The minister denied that she influenced the selection of candidates for the programme.

“I was not there and I did not even know who were selected and who were not selected.

“I only saw them when I officiated at an event where they were assigned to their new voluntary jobs. There was no government influence in selecting them,” Lepono said.

Three weeks ago, opposition MPs demanded to know the criteria the government was using to select youths for the volunteer programme amid concerns that the programme was being run along partisan lines.

The MPs charged that only youths from the LCD had benefited from the programme.

They also expressed fears that the youth project could be a reincarnation of the infamous Lesotho Youth Services run by the Basotho National Party in the 1970s and 1980s which terrorised citizens.

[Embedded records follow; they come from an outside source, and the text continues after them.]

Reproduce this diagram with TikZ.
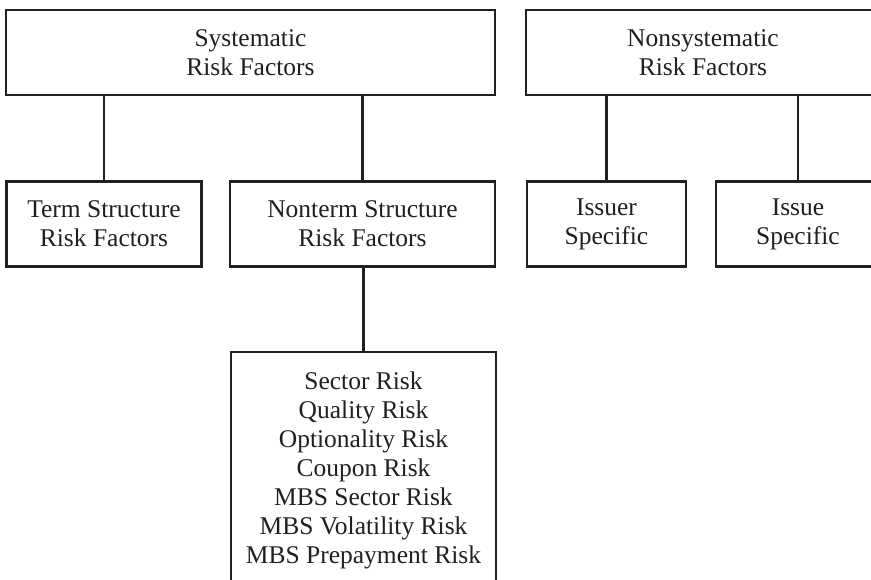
\documentclass[tikz,border=0pt]{standalone}
\usepackage{fontspec}
\setmainfont{Liberation Serif}
\definecolor{ink}{HTML}{231F20}
\begin{document}
\begin{tikzpicture}[x=1pt,y=-1pt,
  box/.style={draw=ink, line width=2.4pt, inner sep=0pt, align=center,
    font=\fontsize{25.5}{29}\selectfont, text=ink},
  link/.style={draw=ink, line width=2.4pt}]
\clip (0,0) rectangle (871,579);
\fill[white] (0,0) rectangle (871,579);
\node[box, minimum width=489pt, minimum height=85pt] (sys) at (250.5,52.5) {Systematic\\Risk Factors};
\node[box, minimum width=354pt, minimum height=85pt] (nonsys) at (703,52.5) {Nonsystematic\\Risk Factors};
\node[box, minimum width=195pt, minimum height=85pt] (term) at (104,224) {Term Structure\\Risk Factors};
\node[box, minimum width=265pt, minimum height=85pt] (nonterm) at (362.5,224) {Nonterm Structure\\Risk Factors};
\node[box, minimum width=159pt, minimum height=85pt] (issuer) at (606.5,224) {Issuer\\Specific};
\node[box, minimum width=164pt, minimum height=85pt] (issue) at (798,224) {Issue\\Specific};
\node[box, minimum width=265pt, minimum height=236pt] (detail) at (363.5,470) {Sector Risk\\Quality Risk\\Optionality Risk\\Coupon Risk\\MBS Sector Risk\\MBS Volatility Risk\\MBS Prepayment Risk};
\draw[link] (term.north |- sys.south) -- (term.north);
\draw[link] (nonterm.north |- sys.south) -- (nonterm.north);
\draw[link] (issuer.north |- nonsys.south) -- (issuer.north);
\draw[link] (issue.north |- nonsys.south) -- (issue.north);
\draw[link] (detail.north |- nonterm.south) -- (detail.north);
\end{tikzpicture}
\end{document}
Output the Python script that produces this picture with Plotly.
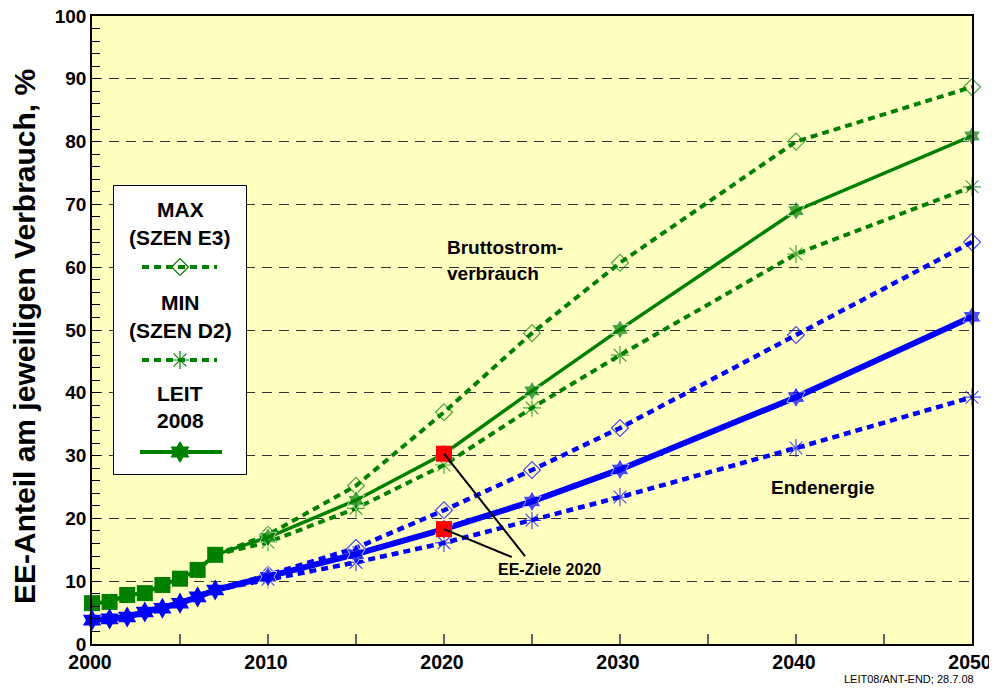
import plotly.graph_objects as go

# ---------------- data ----------------
hist_years = [2000, 2001, 2002, 2003, 2004, 2005, 2006, 2007]
strom_hist = [6.5, 6.7, 7.8, 8.1, 9.4, 10.4, 11.8, 14.2]
end_hist = [3.8, 4.0, 4.3, 5.1, 5.7, 6.5, 7.5, 8.6]

scen_years = [2007, 2010, 2015, 2020, 2025, 2030, 2040, 2050]
strom_max = [14.2, 17.4, 25.2, 36.9, 49.5, 60.7, 80.0, 88.7]
strom_leit = [14.2, 17.0, 22.9, 30.3, 40.3, 50.1, 69.0, 80.9]
strom_min = [14.2, 16.2, 21.6, 28.5, 37.6, 46.0, 62.1, 72.8]
end_max = [8.6, 11.0, 15.3, 21.3, 27.7, 34.4, 49.2, 64.0]
end_leit = [8.6, 10.7, 14.3, 18.3, 22.7, 27.8, 39.3, 52.1]
end_min = [8.6, 10.3, 13.0, 16.1, 19.7, 23.4, 31.2, 39.3]

ziel_years = [2020, 2020]
ziel_values = [30.3, 18.3]

x_ticks = [2000, 2010, 2020, 2030, 2040, 2050]
y_ticks = [0, 10, 20, 30, 40, 50, 60, 70, 80, 90, 100]

# ---------------- style ----------------
GREEN = "#008000"
BLUE = "#0000FF"
RED = "#FF0000"
FONT = "Liberation Sans, Arial, sans-serif"
DOT = "7px,5px"

fig = go.Figure()


def msizes(n, s):
    return [0] + [s] * (n - 1)


n = len(scen_years)
# Bruttostromverbrauch (green)
fig.add_trace(go.Scatter(x=scen_years, y=strom_max, mode="lines+markers", cliponaxis=False,
                         line=dict(color=GREEN, width=4, dash=DOT),
                         marker=dict(symbol="diamond-open", size=msizes(n, 13), color=GREEN,
                                     line=dict(width=1.2, color=GREEN))))
fig.add_trace(go.Scatter(x=scen_years, y=strom_min, mode="lines+markers", cliponaxis=False,
                         line=dict(color=GREEN, width=4, dash=DOT),
                         marker=dict(symbol="asterisk-open", size=msizes(n, 15), color=GREEN,
                                     line=dict(width=1.2, color=GREEN))))
fig.add_trace(go.Scatter(x=scen_years, y=strom_leit, mode="lines+markers", cliponaxis=False,
                         line=dict(color=GREEN, width=3.5),
                         marker=dict(symbol="hexagram", size=msizes(n, 15), color=GREEN)))
fig.add_trace(go.Scatter(x=hist_years, y=strom_hist, mode="lines+markers", cliponaxis=False,
                         line=dict(color=GREEN, width=4),
                         marker=dict(symbol="square", size=16, color=GREEN)))

# Endenergie (blue)
fig.add_trace(go.Scatter(x=scen_years, y=end_max, mode="lines+markers", cliponaxis=False,
                         line=dict(color=BLUE, width=4.5, dash=DOT),
                         marker=dict(symbol="diamond-open", size=msizes(n, 13), color=BLUE,
                                     line=dict(width=1.2, color=BLUE))))
fig.add_trace(go.Scatter(x=scen_years, y=end_min, mode="lines+markers", cliponaxis=False,
                         line=dict(color=BLUE, width=4.5, dash=DOT),
                         marker=dict(symbol="asterisk-open", size=msizes(n, 15), color=BLUE,
                                     line=dict(width=1.2, color=BLUE))))
fig.add_trace(go.Scatter(x=scen_years, y=end_leit, mode="lines+markers", cliponaxis=False,
                         line=dict(color=BLUE, width=6),
                         marker=dict(symbol="hexagram", size=msizes(n, 16), color=BLUE)))
fig.add_trace(go.Scatter(x=hist_years, y=end_hist, mode="lines+markers", cliponaxis=False,
                         line=dict(color=BLUE, width=6),
                         marker=dict(symbol="hexagram", size=16, color=BLUE)))

# EE-Ziele 2020
fig.add_trace(go.Scatter(x=ziel_years, y=ziel_values, mode="markers", cliponaxis=False,
                         marker=dict(symbol="square", size=16, color=RED)))

# ---------------- legend box (second subplot in pixel-like units) ----------------
LX0, LX1, LY0, LY1 = 113, 247, 185, 475
leg_items = [
    (267, DOT, "diamond-open", 4, 142, 217),
    (360, DOT, "asterisk-open", 4, 142, 217),
    (452, "solid", "hexagram", 4, 140, 222),
]
for ly, dash, sym, w, xa, xb in leg_items:
    fig.add_trace(go.Scatter(x=[xa, xb], y=[ly, ly], mode="lines", xaxis="x2", yaxis="y2",
                             line=dict(color=GREEN, width=w, dash=dash), hoverinfo="skip"))
    fig.add_trace(go.Scatter(x=[180], y=[ly], mode="markers", xaxis="x2", yaxis="y2",
                             marker=dict(symbol=sym, size=15 if sym != "diamond-open" else 13,
                                         color=GREEN,
                                         line=dict(width=1.2, color=GREEN)),
                             hoverinfo="skip"))

shapes = [
    dict(type="rect", xref="x2", yref="y2", x0=LX0 + 0.5, x1=LX1 - 0.5, y0=LY0 + 0.5, y1=LY1 - 0.5,
         fillcolor="white", line=dict(color="black", width=1), layer="between"),
]
ends = [(2024.6, 14.0), (2023.85, 13.85)]
for (zx, zy), (ex, ey) in zip(zip(ziel_years, ziel_values), ends):
    shapes.append(dict(type="line", xref="x", yref="y", x0=zx, y0=zy, x1=ex, y1=ey,
                       line=dict(color="black", width=2), layer="above"))


def pxx(px):
    return (px - 92) / 880.0


def pxy(py):
    return (644 - py) / 628.0


annotations = []
for txt, py in [("MAX", 209), ("(SZEN E3)", 237), ("MIN", 302), ("(SZEN D2)", 330),
                ("LEIT", 393), ("2008", 420)]:
    annotations.append(dict(text=txt, x=180, y=py, xref="x2", yref="y2", showarrow=False,
                            xanchor="center", yanchor="middle",
                            font=dict(family=FONT, size=21, color="black", weight="bold")))

annotations += [
    dict(text="Bruttostrom-", x=2020.05, y=(644 - 247) / 6.28, xref="x", yref="y", showarrow=False,
         xanchor="left", yanchor="middle", font=dict(family=FONT, size=19, color="black", weight="bold")),
    dict(text="verbrauch", x=2020.05, y=(644 - 273) / 6.28, xref="x", yref="y", showarrow=False,
         xanchor="left", yanchor="middle", font=dict(family=FONT, size=19, color="black", weight="bold")),
    dict(text="Endenergie", x=2041.5, y=25.0, xref="x", yref="y", showarrow=False,
         xanchor="center", yanchor="middle", font=dict(family=FONT, size=19, color="black", weight="bold")),
    dict(text="EE-Ziele 2020", x=2026.0, y=11.8, xref="x", yref="y", showarrow=False,
         xanchor="center", yanchor="middle", font=dict(family=FONT, size=16, color="black", weight="bold")),
    dict(text="EE-Anteil am jeweiligen Verbrauch, %", x=pxx(25), y=pxy(337), xref="paper", yref="paper",
         showarrow=False, textangle=-90, xanchor="center", yanchor="middle",
         font=dict(family=FONT, size=30, color="black", weight="bold")),
    dict(text="LEIT08/ANT-END; 28.7.08", x=pxx(976), y=pxy(679), xref="paper", yref="paper",
         showarrow=False, xanchor="right", yanchor="middle",
         font=dict(family=FONT, size=11, color="black")),
]

# the page places the figure 8px in from the top-left corner (body margin);
# size and margins keep the plot area where it is in the reference, without scrollbars
fig.update_layout(
    width=989, height=677,
    margin=dict(l=84, r=25, t=8, b=41, autoexpand=False),
    paper_bgcolor="white",
    plot_bgcolor="#FFFFC0",
    showlegend=False,
    font=dict(family=FONT, color="black"),
    shapes=shapes,
    annotations=annotations,
    xaxis=dict(range=[2000, 2050], tickvals=x_ticks, ticks="inside", ticklen=10, tickcolor="#666",
               tickwidth=1.5, automargin=False, ticklabeloverflow="allow", ticklabelshift=-2,
               minor=dict(tickvals=[2005, 2015, 2025, 2035, 2045], ticks="inside", ticklen=10,
                          tickcolor="#666", tickwidth=1.5),
               showgrid=False, zeroline=False, showline=True, linecolor="black", linewidth=1.5,
               mirror=True, tickfont=dict(family=FONT, size=19.5, color="black", weight="bold")),
    yaxis=dict(range=[0, 100], tickvals=y_ticks, ticks="inside", ticklen=8, tickcolor="black",
               automargin=False, ticklabeloverflow="allow",
               minor=dict(dtick=2, ticks="inside", ticklen=8, tickcolor="black", showgrid=False),
               showgrid=True, gridcolor="#333", griddash="10px,7px", gridwidth=1,
               zeroline=False, showline=True, linecolor="black", linewidth=1.5, mirror=True,
               tickfont=dict(family=FONT, size=19, color="black", weight="bold")),
    xaxis2=dict(domain=[pxx(LX0), pxx(LX1)], range=[LX0, LX1], visible=False, anchor="y2",
                fixedrange=True, automargin=False),
    yaxis2=dict(domain=[pxy(LY1), pxy(LY0)], range=[LY1, LY0], visible=False, anchor="x2",
                fixedrange=True, automargin=False),
)

fig.write_html("out.html")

Lepono however rejected these charges at a press conference on Monday.

She said the government programme was meant to attract youths for voluntary service in various state departments, parastatals and private enterprises.

The idea, Lepono said, was to empower youths to gain experience on the job.

Youths who undergo the programme will receive first preference for scholarships and when there are vacancies in government departments.

Lepono said some volunteer youths were already working in the Ministry of Local Government while others are in South Africa helping in Fifa World Cup-related duties.

Lepono said the African Union is planning to establish its own youth volunteer corps project and youths who are already volunteering in their countries will get the first preference to be invited to help where there is a need outside the country.

The minister also denied a report by the Lesotho Times in its April 28 issue suggesting that MPs had almost reduced her to tears as they grilled her on the national volunteer corps programme.

“I was not grilled by anybody and I didn’t cry,” Lepono said.

“Well, I understand that due to a shaking voice because of old age one may think I was crying but I was not,” she said.

Lepono is 68.

The LCD youth league secretary, Selibe Mochoboroane, told the Lesotho Times in an interview on Monday that the youth league did not believe the government had any ulterior motive in launching the project.

“Giving our youth the chance to voluntarily do developmental work for their people while waiting for employment is a good move,” Mochoboroane said.

Mochoboroane said he did not believe the LCD government had a plan to hijack the project and use it for political goals.